Directions: Among the entries below, which lines run from the line with "Generate a Python" through the line with "95, 106, 100]"? Retype those, both ends included, exactly and without pictures.

━━━━━━━━━━━━━━━━

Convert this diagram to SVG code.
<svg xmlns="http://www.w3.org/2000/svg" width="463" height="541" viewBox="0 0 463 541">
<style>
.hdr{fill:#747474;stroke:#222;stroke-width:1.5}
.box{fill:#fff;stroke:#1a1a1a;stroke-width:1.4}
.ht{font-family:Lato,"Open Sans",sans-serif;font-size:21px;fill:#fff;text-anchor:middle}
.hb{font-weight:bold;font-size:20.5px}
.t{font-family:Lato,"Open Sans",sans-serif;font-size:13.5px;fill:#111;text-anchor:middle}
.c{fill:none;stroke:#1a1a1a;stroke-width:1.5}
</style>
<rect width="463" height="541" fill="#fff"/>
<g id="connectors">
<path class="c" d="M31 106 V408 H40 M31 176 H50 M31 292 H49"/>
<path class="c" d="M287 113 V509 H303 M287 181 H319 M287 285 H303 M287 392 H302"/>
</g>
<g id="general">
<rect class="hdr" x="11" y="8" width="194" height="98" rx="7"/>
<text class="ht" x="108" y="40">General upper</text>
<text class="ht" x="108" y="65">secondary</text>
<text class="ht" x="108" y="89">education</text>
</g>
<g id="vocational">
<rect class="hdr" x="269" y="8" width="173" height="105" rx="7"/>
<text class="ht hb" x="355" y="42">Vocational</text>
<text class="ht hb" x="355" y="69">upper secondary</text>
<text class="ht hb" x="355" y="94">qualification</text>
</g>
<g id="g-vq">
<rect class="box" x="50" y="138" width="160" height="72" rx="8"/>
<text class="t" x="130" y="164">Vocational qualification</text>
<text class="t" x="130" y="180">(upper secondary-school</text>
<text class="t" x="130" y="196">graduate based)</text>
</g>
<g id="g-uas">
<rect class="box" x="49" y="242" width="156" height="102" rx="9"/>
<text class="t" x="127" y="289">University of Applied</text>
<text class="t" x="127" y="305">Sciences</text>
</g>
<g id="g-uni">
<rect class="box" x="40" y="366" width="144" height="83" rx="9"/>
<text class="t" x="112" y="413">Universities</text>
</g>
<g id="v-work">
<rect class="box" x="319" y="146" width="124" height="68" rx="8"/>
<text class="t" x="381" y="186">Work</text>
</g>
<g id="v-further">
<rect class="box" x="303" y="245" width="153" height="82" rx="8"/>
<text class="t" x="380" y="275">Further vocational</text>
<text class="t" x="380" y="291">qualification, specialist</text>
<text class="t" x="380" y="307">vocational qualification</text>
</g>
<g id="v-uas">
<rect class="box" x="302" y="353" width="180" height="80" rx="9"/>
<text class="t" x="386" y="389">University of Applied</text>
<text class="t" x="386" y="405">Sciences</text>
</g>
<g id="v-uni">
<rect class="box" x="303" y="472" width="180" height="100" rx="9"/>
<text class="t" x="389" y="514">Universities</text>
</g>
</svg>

━━━━━━━━━━━━━━━━

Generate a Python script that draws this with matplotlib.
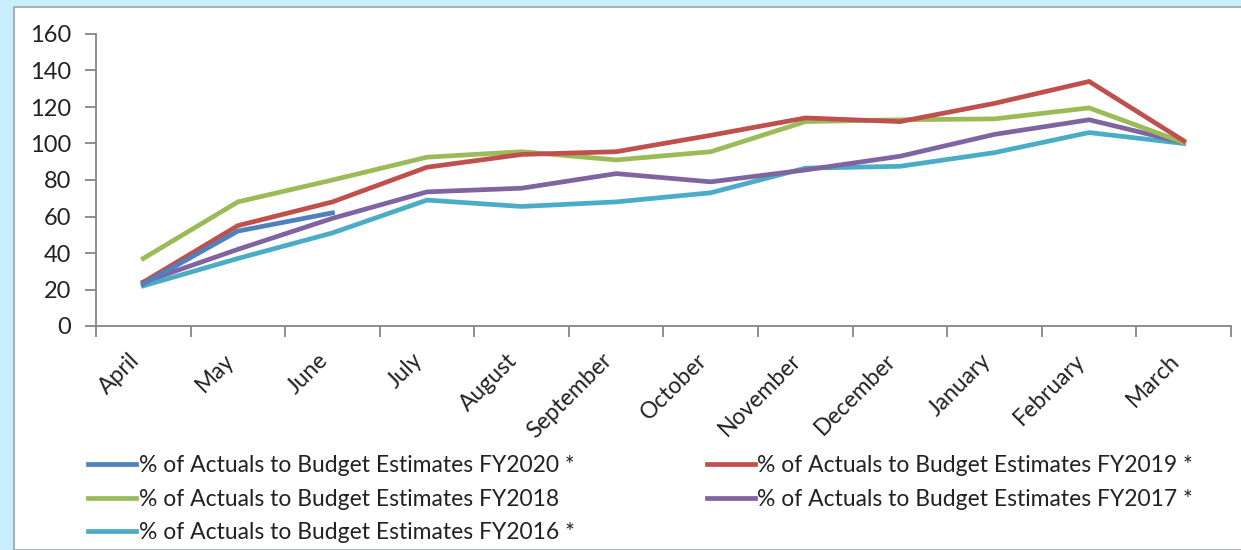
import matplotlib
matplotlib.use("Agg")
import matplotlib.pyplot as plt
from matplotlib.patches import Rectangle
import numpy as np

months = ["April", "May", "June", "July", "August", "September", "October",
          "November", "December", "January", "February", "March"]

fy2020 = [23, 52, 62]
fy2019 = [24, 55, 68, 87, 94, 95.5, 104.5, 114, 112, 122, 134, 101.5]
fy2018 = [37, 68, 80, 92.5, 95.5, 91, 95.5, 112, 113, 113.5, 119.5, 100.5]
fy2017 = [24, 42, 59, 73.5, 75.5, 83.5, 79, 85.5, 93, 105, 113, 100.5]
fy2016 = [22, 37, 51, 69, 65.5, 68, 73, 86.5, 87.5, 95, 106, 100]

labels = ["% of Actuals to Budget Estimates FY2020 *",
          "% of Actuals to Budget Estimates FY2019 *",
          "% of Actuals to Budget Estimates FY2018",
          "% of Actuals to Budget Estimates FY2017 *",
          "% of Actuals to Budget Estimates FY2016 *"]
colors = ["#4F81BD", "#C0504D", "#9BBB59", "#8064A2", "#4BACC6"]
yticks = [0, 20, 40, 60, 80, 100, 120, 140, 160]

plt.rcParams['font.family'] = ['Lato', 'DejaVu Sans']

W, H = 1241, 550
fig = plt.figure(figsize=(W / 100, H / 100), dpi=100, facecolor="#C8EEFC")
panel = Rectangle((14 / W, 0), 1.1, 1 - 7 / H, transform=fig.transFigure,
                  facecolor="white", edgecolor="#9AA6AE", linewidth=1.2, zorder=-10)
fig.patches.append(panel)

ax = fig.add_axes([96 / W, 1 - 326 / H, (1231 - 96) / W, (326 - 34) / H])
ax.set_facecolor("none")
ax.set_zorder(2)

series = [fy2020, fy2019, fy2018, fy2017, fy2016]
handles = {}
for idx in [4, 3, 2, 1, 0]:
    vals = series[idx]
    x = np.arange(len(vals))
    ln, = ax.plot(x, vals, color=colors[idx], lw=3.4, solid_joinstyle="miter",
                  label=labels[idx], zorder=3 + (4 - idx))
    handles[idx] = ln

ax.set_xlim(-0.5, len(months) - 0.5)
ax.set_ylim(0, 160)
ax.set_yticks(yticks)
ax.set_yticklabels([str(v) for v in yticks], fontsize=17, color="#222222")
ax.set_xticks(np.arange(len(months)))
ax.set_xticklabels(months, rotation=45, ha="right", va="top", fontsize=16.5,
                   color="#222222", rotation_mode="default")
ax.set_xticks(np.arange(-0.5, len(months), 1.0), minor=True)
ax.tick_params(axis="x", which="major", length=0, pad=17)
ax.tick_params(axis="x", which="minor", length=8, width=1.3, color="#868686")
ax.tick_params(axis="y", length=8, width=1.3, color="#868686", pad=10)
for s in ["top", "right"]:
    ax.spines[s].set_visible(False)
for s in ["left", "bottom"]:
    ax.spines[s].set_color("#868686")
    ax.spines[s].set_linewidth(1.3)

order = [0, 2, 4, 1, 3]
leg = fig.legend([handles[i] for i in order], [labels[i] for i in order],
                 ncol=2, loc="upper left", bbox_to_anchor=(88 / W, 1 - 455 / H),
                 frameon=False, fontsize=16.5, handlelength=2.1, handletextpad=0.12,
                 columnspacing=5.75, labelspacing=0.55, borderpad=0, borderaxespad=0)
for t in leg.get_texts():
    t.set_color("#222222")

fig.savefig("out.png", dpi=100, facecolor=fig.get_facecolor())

━━━━━━━━━━━━━━━━

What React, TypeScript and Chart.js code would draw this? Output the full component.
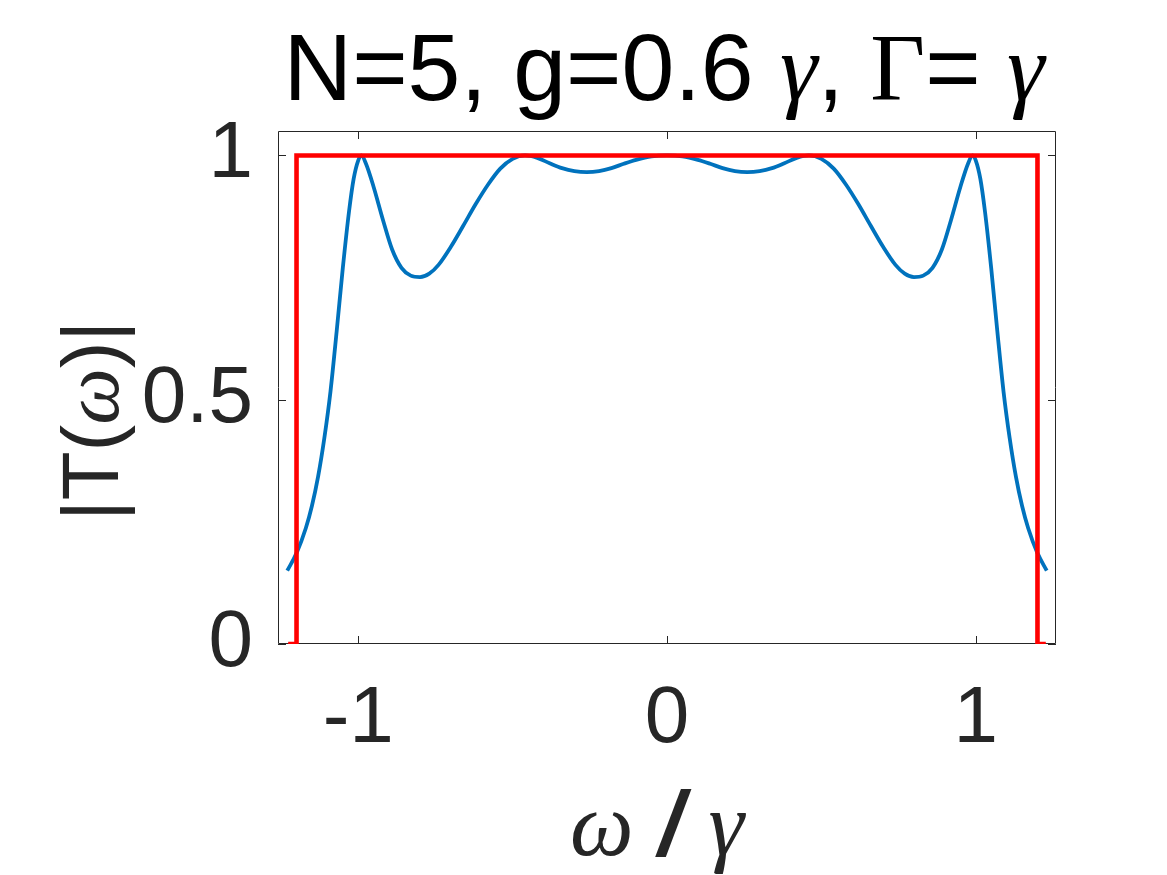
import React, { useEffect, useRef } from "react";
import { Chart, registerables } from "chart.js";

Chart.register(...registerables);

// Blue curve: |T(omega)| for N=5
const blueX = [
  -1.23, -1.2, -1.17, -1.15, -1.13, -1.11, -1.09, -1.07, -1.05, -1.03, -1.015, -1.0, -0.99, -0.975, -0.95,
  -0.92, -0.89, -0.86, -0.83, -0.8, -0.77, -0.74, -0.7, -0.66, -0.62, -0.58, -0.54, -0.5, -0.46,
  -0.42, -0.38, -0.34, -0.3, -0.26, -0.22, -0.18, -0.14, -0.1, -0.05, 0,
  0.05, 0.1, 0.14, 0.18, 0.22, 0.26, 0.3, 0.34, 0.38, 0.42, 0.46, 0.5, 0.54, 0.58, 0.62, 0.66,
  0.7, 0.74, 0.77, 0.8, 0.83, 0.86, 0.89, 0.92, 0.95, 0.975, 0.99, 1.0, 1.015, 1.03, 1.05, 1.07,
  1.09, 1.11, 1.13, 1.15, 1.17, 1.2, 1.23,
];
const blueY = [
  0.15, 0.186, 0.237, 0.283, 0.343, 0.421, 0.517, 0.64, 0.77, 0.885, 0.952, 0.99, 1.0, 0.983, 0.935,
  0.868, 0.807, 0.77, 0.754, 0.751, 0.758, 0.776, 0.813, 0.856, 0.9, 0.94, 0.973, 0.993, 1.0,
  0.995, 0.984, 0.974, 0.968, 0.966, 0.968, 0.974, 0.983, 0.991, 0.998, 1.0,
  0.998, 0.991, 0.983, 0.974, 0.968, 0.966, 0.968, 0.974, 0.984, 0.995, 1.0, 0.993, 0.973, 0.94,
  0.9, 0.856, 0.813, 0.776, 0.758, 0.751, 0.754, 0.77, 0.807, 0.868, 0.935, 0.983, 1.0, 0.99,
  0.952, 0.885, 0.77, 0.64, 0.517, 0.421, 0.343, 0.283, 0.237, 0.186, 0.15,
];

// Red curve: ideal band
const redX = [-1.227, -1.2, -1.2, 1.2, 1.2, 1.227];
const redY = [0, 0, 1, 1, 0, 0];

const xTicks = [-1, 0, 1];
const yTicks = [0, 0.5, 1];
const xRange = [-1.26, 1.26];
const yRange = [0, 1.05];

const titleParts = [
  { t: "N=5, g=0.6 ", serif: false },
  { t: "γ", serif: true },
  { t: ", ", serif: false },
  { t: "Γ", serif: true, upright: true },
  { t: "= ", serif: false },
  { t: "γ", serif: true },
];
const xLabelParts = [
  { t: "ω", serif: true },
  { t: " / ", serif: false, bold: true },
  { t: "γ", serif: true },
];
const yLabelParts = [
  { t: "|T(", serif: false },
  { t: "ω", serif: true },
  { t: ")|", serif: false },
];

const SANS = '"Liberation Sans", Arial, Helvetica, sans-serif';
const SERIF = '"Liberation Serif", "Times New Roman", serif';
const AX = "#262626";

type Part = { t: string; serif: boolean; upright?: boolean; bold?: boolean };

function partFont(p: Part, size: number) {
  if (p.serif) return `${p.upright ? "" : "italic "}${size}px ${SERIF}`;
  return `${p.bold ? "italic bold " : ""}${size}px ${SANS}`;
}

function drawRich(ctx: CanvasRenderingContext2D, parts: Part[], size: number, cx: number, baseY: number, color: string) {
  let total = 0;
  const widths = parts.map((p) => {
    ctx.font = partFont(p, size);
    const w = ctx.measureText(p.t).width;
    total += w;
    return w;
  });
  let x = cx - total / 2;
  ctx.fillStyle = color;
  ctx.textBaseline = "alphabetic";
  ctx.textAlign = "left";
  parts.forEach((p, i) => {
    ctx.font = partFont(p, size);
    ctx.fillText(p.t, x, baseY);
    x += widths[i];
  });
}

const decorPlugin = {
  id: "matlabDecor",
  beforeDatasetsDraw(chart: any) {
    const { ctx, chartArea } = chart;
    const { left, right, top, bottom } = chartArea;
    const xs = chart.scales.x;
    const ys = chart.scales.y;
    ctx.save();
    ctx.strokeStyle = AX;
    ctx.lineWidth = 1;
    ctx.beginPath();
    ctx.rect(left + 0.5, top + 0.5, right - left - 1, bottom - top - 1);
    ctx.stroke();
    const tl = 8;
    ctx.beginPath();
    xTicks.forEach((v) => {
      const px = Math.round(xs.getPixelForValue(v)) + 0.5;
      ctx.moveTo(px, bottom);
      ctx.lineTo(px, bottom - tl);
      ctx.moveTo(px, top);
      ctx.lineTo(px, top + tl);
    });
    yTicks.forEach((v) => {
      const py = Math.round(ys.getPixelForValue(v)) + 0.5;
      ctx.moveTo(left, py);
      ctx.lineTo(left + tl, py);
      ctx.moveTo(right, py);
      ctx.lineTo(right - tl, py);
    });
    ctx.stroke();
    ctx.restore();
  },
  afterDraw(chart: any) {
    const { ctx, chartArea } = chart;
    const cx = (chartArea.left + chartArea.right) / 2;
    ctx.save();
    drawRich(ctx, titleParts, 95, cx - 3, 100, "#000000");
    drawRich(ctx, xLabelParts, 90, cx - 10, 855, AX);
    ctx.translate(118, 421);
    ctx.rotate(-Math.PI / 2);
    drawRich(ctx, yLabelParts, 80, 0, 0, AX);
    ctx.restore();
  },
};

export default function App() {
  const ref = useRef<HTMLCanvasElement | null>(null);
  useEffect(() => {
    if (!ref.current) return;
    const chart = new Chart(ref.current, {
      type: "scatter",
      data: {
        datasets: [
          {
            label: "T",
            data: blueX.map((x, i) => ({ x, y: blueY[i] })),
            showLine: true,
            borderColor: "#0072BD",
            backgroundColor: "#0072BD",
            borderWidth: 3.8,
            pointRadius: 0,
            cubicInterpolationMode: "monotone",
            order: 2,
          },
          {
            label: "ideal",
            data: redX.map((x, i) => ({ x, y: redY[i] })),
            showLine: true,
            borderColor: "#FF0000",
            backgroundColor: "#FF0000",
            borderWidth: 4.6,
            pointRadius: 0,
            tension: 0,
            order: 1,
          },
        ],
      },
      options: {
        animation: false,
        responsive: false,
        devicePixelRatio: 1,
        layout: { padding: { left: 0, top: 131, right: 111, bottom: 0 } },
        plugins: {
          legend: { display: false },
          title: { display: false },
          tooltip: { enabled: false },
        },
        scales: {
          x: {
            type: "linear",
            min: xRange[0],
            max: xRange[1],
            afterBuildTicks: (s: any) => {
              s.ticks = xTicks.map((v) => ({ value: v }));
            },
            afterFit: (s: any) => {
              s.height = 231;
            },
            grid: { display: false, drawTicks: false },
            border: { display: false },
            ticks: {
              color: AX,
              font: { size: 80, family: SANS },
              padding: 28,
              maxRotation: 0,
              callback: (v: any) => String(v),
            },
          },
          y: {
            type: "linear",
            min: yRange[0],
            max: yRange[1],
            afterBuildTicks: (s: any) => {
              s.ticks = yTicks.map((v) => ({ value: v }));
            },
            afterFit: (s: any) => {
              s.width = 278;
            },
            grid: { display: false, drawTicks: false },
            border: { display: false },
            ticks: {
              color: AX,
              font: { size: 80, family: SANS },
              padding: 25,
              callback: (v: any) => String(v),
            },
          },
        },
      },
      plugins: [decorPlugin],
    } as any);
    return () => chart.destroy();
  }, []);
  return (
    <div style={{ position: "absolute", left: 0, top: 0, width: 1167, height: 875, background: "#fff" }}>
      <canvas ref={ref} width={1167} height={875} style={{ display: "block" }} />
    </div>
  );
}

━━━━━━━━━━━━━━━━

Exercise result:
Generate a Python script that draws this with matplotlib.
import matplotlib
matplotlib.use("Agg")
import matplotlib.pyplot as plt
from matplotlib.patches import Rectangle
import numpy as np

months = ["April", "May", "June", "July", "August", "September", "October",
          "November", "December", "January", "February", "March"]

fy2020 = [23, 52, 62]
fy2019 = [24, 55, 68, 87, 94, 95.5, 104.5, 114, 112, 122, 134, 101.5]
fy2018 = [37, 68, 80, 92.5, 95.5, 91, 95.5, 112, 113, 113.5, 119.5, 100.5]
fy2017 = [24, 42, 59, 73.5, 75.5, 83.5, 79, 85.5, 93, 105, 113, 100.5]
fy2016 = [22, 37, 51, 69, 65.5, 68, 73, 86.5, 87.5, 95, 106, 100]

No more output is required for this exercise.